→ **Entries with chart source code**:
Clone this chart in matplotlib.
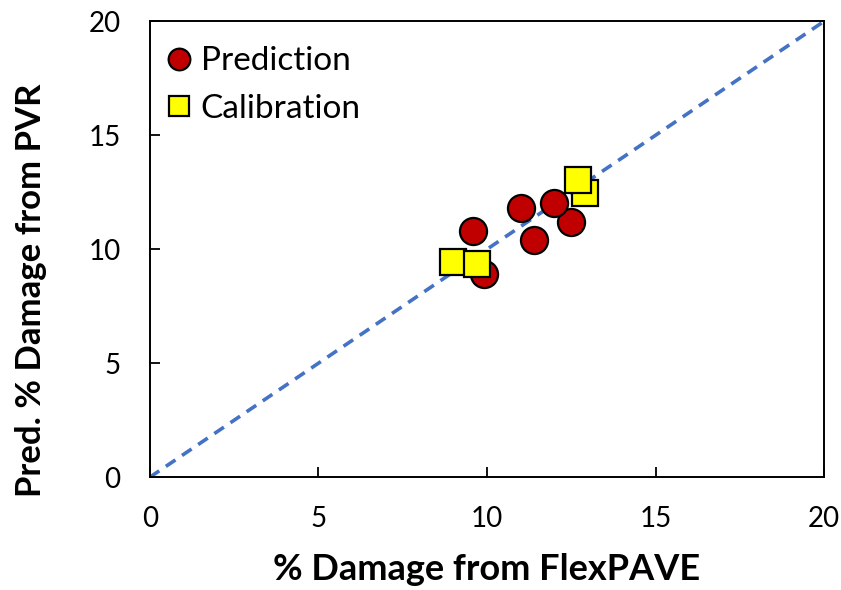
import matplotlib
matplotlib.use("Agg")
import matplotlib.pyplot as plt

# values
pred_x = [9.6, 11.0, 11.4, 12.5, 12.0, 9.9]
pred_y = [10.8, 11.8, 10.4, 11.2, 12.05, 8.9]
cal_x = [9.0, 9.7, 12.9, 12.7]
cal_y = [9.45, 9.35, 12.45, 13.05]
line_x = [0, 20]
line_y = [0, 20]

plt.rcParams["font.family"] = ["Lato", "DejaVu Sans"]

fig = plt.figure(figsize=(8.41, 5.9), dpi=100)
ax = fig.add_axes([0.178, 0.191, 0.802, 0.773])

ax.plot(line_x, line_y, ls=(0, (3.2, 2.2)), color="#4472C4", lw=2.6, zorder=1)
ax.plot(pred_x, pred_y, "o", ms=19.5, mfc="#C00000", mec="black", mew=1.6,
        ls="none", label="Prediction", zorder=2)
ax.plot(cal_x, cal_y, "s", ms=18.5, mfc="#FFFF00", mec="black", mew=1.6,
        ls="none", label="Calibration", zorder=3)

ax.set_xlim(0, 20); ax.set_ylim(0, 20)
ax.set_xticks([0, 5, 10, 15, 20]); ax.set_yticks([0, 5, 10, 15, 20])
ax.tick_params(direction="in", length=7, width=1.3, labelsize=20)
ax.tick_params(axis="x", pad=21)
ax.tick_params(axis="y", pad=21)
for s in ax.spines.values():
    s.set_linewidth(1.4)

ax.set_xlabel("% Damage from FlexPAVE", fontsize=26, fontweight="bold", labelpad=15)
ax.set_ylabel("Pred. % Damage from PVR", fontsize=25, fontweight="bold")
ax.yaxis.set_label_coords(-0.152, 0.41)

ax.legend(loc="upper left", frameon=False, fontsize=24, markerscale=0.8,
          handlelength=0.7, handletextpad=0.3, labelspacing=0.52,
          borderaxespad=0, borderpad=0, bbox_to_anchor=(0.026, 0.945))

fig.savefig("out.png", dpi=100)
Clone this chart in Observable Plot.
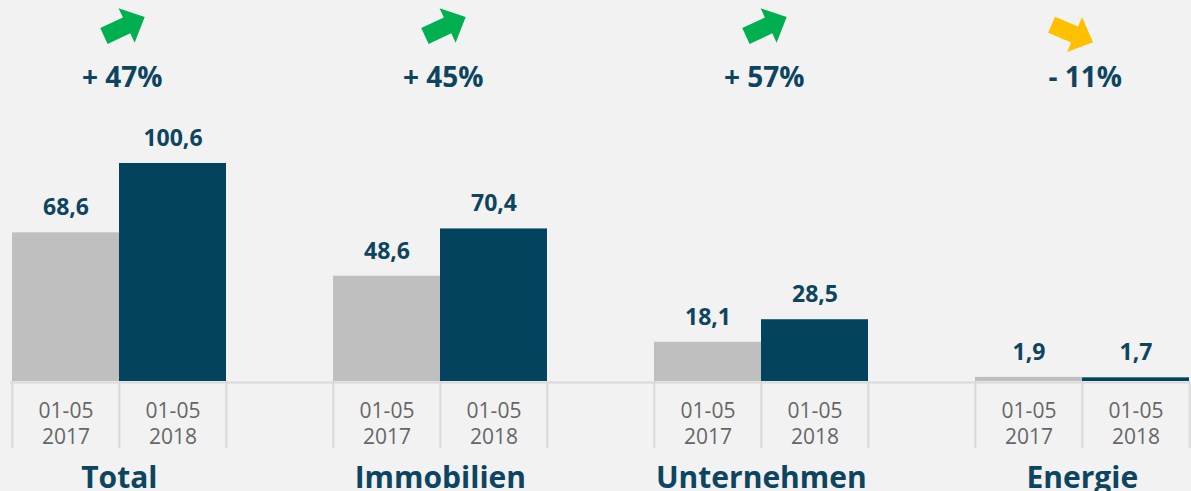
<!DOCTYPE html>
<html>
<head>
<meta charset="utf-8">
<script src="https://cdn.jsdelivr.net/npm/d3@7"></script>
<script src="https://cdn.jsdelivr.net/npm/@observablehq/plot@0.6"></script>
<style>
  html, body { margin: 0; padding: 0; background: #f2f2f2; overflow: hidden; }
  #chart svg { display: block; background: #f2f2f2; }
</style>
</head>
<body>
<div id="chart"></div>
<script>
// ---- data ----
const groups = ["Total", "Immobilien", "Unternehmen", "Energie"];
const years = ["2017", "2018"];
const periodLabels = ["01-05\n2017", "01-05\n2018"];
const values2017 = [68.6, 48.6, 18.1, 1.9];
const values2018 = [100.6, 70.4, 28.5, 1.7];
const changes = ["+ 47%", "+ 45%", "+ 57%", "- 11%"];
const trends = ["up", "up", "up", "down"];

// ---- build table ----
const rows = [];
groups.forEach((g, i) => {
  rows.push({group: g, year: years[0], label: periodLabels[0], value: values2017[i], slot: g + "|" + years[0]});
  rows.push({group: g, year: years[1], label: periodLabels[1], value: values2018[i], slot: g + "|" + years[1]});
});
const slots = [];
groups.forEach((g, i) => {
  slots.push(g + "|" + years[0], g + "|" + years[1]);
  if (i < groups.length - 1) slots.push("gap" + i);
});
const groupRows = groups.map((g, i) => ({
  group: g, slot: g + "|" + years[1], change: changes[i], trend: trends[i]
}));

const W = 1191, H = 491, ML = 10, MR = 0, MT = 0, MB = 110;
const bw = (W - ML - MR) / slots.length;

const colors = {"2017": "#bfbfbf", "2018": "#03435e"};
const navy = "#0d4560";
const fmt = v => v.toFixed(1).replace(".", ",");

// arrow symbol pointing right, centred on origin
const arrowSymbol = {
  draw(ctx) {
    ctx.moveTo(-22.5, -8.75);
    ctx.lineTo(2.5, -8.75);
    ctx.lineTo(2.5, -19);
    ctx.lineTo(22.5, 0);
    ctx.lineTo(2.5, 19);
    ctx.lineTo(2.5, 8.75);
    ctx.lineTo(-22.5, 8.75);
    ctx.closePath();
  }
};

const font = "'Open Sans', sans-serif";

const plot = Plot.plot({
  width: W, height: H,
  marginLeft: ML, marginRight: MR, marginTop: MT, marginBottom: MB,
  style: {background: "#f2f2f2", fontFamily: font},
  x: {type: "band", domain: slots, padding: 0, axis: null},
  y: {domain: [0, 175.8], axis: null},
  marks: [
    // baseline
    Plot.ruleY([0], {stroke: "#d9d9d9", strokeWidth: 2, dy: 1}),
    // separators below baseline
    Plot.ruleX(slots, {x: d => d, y1: 0, y2: 0, insetBottom: -67, dx: -bw / 2, stroke: "#d9d9d9", strokeWidth: 2}),
    Plot.ruleX(slots.slice(-1), {x: d => d, y1: 0, y2: 0, insetBottom: -67, dx: bw / 2, stroke: "#d9d9d9", strokeWidth: 2}),
    // bars
    Plot.barY(rows, {x: "slot", y: "value", fill: d => colors[d.year], inset: 0}),
    // value labels
    Plot.text(rows, {x: "slot", y: "value", text: d => fmt(d.value), dy: -25, lineAnchor: "middle",
      fill: navy, fontSize: 23, fontWeight: 700, style: "letter-spacing:1px"}),
    // period tick labels
    Plot.text(rows, {x: "slot", text: "label", frameAnchor: "bottom", lineAnchor: "middle", dy: 41,
      fill: "#666666", fontSize: 21, fontWeight: 400, lineHeight: 1.25}),
    // group labels
    Plot.text(groupRows, {x: "slot", text: "group", frameAnchor: "bottom", lineAnchor: "middle", dx: -bw / 2, dy: 97,
      fill: navy, fontSize: 30, fontWeight: 700}),
    // percentage changes
    Plot.text(groupRows, {x: "slot", text: "change", frameAnchor: "top", lineAnchor: "middle", dx: -bw / 2 + 3, dy: 78,
      fill: navy, fontSize: 28, fontWeight: 700}),
    // arrows
    Plot.dot(groupRows.filter(d => d.trend === "up"), {x: "slot", frameAnchor: "top", dx: -bw / 2 + 5, dy: 26,
      symbol: arrowSymbol, r: 10, rotate: -25, fill: "#00b050", stroke: "none"}),
    Plot.dot(groupRows.filter(d => d.trend === "down"), {x: "slot", frameAnchor: "top", dx: -bw / 2 - 10, dy: 33,
      symbol: arrowSymbol, r: 10, rotate: 23, fill: "#ffc000", stroke: "none"})
  ]
});
plot.querySelectorAll("text").forEach(t => {
  if (t.getAttribute("font-size") == "21") t.setAttribute("letter-spacing", "1.2");
});
document.getElementById("chart").appendChild(plot);
</script>
</body>
</html>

→ **Short problem**:
Print the entries above exactly, taking out only the pictures.

→ **Written solution**:
Clone this chart in matplotlib.
import matplotlib
matplotlib.use("Agg")
import matplotlib.pyplot as plt

# values
pred_x = [9.6, 11.0, 11.4, 12.5, 12.0, 9.9]
pred_y = [10.8, 11.8, 10.4, 11.2, 12.05, 8.9]
cal_x = [9.0, 9.7, 12.9, 12.7]
cal_y = [9.45, 9.35, 12.45, 13.05]
line_x = [0, 20]
line_y = [0, 20]

plt.rcParams["font.family"] = ["Lato", "DejaVu Sans"]

fig = plt.figure(figsize=(8.41, 5.9), dpi=100)
ax = fig.add_axes([0.178, 0.191, 0.802, 0.773])

ax.plot(line_x, line_y, ls=(0, (3.2, 2.2)), color="#4472C4", lw=2.6, zorder=1)
ax.plot(pred_x, pred_y, "o", ms=19.5, mfc="#C00000", mec="black", mew=1.6,
        ls="none", label="Prediction", zorder=2)
ax.plot(cal_x, cal_y, "s", ms=18.5, mfc="#FFFF00", mec="black", mew=1.6,
        ls="none", label="Calibration", zorder=3)

ax.set_xlim(0, 20); ax.set_ylim(0, 20)
ax.set_xticks([0, 5, 10, 15, 20]); ax.set_yticks([0, 5, 10, 15, 20])
ax.tick_params(direction="in", length=7, width=1.3, labelsize=20)
ax.tick_params(axis="x", pad=21)
ax.tick_params(axis="y", pad=21)
for s in ax.spines.values():
    s.set_linewidth(1.4)

ax.set_xlabel("% Damage from FlexPAVE", fontsize=26, fontweight="bold", labelpad=15)
ax.set_ylabel("Pred. % Damage from PVR", fontsize=25, fontweight="bold")
ax.yaxis.set_label_coords(-0.152, 0.41)

ax.legend(loc="upper left", frameon=False, fontsize=24, markerscale=0.8,
          handlelength=0.7, handletextpad=0.3, labelspacing=0.52,
          borderaxespad=0, borderpad=0, bbox_to_anchor=(0.026, 0.945))

fig.savefig("out.png", dpi=100)
Clone this chart in Observable Plot.
<!DOCTYPE html>
<html>
<head>
<meta charset="utf-8">
<script src="https://cdn.jsdelivr.net/npm/d3@7"></script>
<script src="https://cdn.jsdelivr.net/npm/@observablehq/plot@0.6"></script>
<style>
  html, body { margin: 0; padding: 0; background: #f2f2f2; overflow: hidden; }
  #chart svg { display: block; background: #f2f2f2; }
</style>
</head>
<body>
<div id="chart"></div>
<script>
// ---- data ----
const groups = ["Total", "Immobilien", "Unternehmen", "Energie"];
const years = ["2017", "2018"];
const periodLabels = ["01-05\n2017", "01-05\n2018"];
const values2017 = [68.6, 48.6, 18.1, 1.9];
const values2018 = [100.6, 70.4, 28.5, 1.7];
const changes = ["+ 47%", "+ 45%", "+ 57%", "- 11%"];
const trends = ["up", "up", "up", "down"];

// ---- build table ----
const rows = [];
groups.forEach((g, i) => {
  rows.push({group: g, year: years[0], label: periodLabels[0], value: values2017[i], slot: g + "|" + years[0]});
  rows.push({group: g, year: years[1], label: periodLabels[1], value: values2018[i], slot: g + "|" + years[1]});
});
const slots = [];
groups.forEach((g, i) => {
  slots.push(g + "|" + years[0], g + "|" + years[1]);
  if (i < groups.length - 1) slots.push("gap" + i);
});
const groupRows = groups.map((g, i) => ({
  group: g, slot: g + "|" + years[1], change: changes[i], trend: trends[i]
}));

const W = 1191, H = 491, ML = 10, MR = 0, MT = 0, MB = 110;
const bw = (W - ML - MR) / slots.length;

const colors = {"2017": "#bfbfbf", "2018": "#03435e"};
const navy = "#0d4560";
const fmt = v => v.toFixed(1).replace(".", ",");

// arrow symbol pointing right, centred on origin
const arrowSymbol = {
  draw(ctx) {
    ctx.moveTo(-22.5, -8.75);
    ctx.lineTo(2.5, -8.75);
    ctx.lineTo(2.5, -19);
    ctx.lineTo(22.5, 0);
    ctx.lineTo(2.5, 19);
    ctx.lineTo(2.5, 8.75);
    ctx.lineTo(-22.5, 8.75);
    ctx.closePath();
  }
};

const font = "'Open Sans', sans-serif";

const plot = Plot.plot({
  width: W, height: H,
  marginLeft: ML, marginRight: MR, marginTop: MT, marginBottom: MB,
  style: {background: "#f2f2f2", fontFamily: font},
  x: {type: "band", domain: slots, padding: 0, axis: null},
  y: {domain: [0, 175.8], axis: null},
  marks: [
    // baseline
    Plot.ruleY([0], {stroke: "#d9d9d9", strokeWidth: 2, dy: 1}),
    // separators below baseline
    Plot.ruleX(slots, {x: d => d, y1: 0, y2: 0, insetBottom: -67, dx: -bw / 2, stroke: "#d9d9d9", strokeWidth: 2}),
    Plot.ruleX(slots.slice(-1), {x: d => d, y1: 0, y2: 0, insetBottom: -67, dx: bw / 2, stroke: "#d9d9d9", strokeWidth: 2}),
    // bars
    Plot.barY(rows, {x: "slot", y: "value", fill: d => colors[d.year], inset: 0}),
    // value labels
    Plot.text(rows, {x: "slot", y: "value", text: d => fmt(d.value), dy: -25, lineAnchor: "middle",
      fill: navy, fontSize: 23, fontWeight: 700, style: "letter-spacing:1px"}),
    // period tick labels
    Plot.text(rows, {x: "slot", text: "label", frameAnchor: "bottom", lineAnchor: "middle", dy: 41,
      fill: "#666666", fontSize: 21, fontWeight: 400, lineHeight: 1.25}),
    // group labels
    Plot.text(groupRows, {x: "slot", text: "group", frameAnchor: "bottom", lineAnchor: "middle", dx: -bw / 2, dy: 97,
      fill: navy, fontSize: 30, fontWeight: 700}),
    // percentage changes
    Plot.text(groupRows, {x: "slot", text: "change", frameAnchor: "top", lineAnchor: "middle", dx: -bw / 2 + 3, dy: 78,
      fill: navy, fontSize: 28, fontWeight: 700}),
    // arrows
    Plot.dot(groupRows.filter(d => d.trend === "up"), {x: "slot", frameAnchor: "top", dx: -bw / 2 + 5, dy: 26,
      symbol: arrowSymbol, r: 10, rotate: -25, fill: "#00b050", stroke: "none"}),
    Plot.dot(groupRows.filter(d => d.trend === "down"), {x: "slot", frameAnchor: "top", dx: -bw / 2 - 10, dy: 33,
      symbol: arrowSymbol, r: 10, rotate: 23, fill: "#ffc000", stroke: "none"})
  ]
});
plot.querySelectorAll("text").forEach(t => {
  if (t.getAttribute("font-size") == "21") t.setAttribute("letter-spacing", "1.2");
});
document.getElementById("chart").appendChild(plot);
</script>
</body>
</html>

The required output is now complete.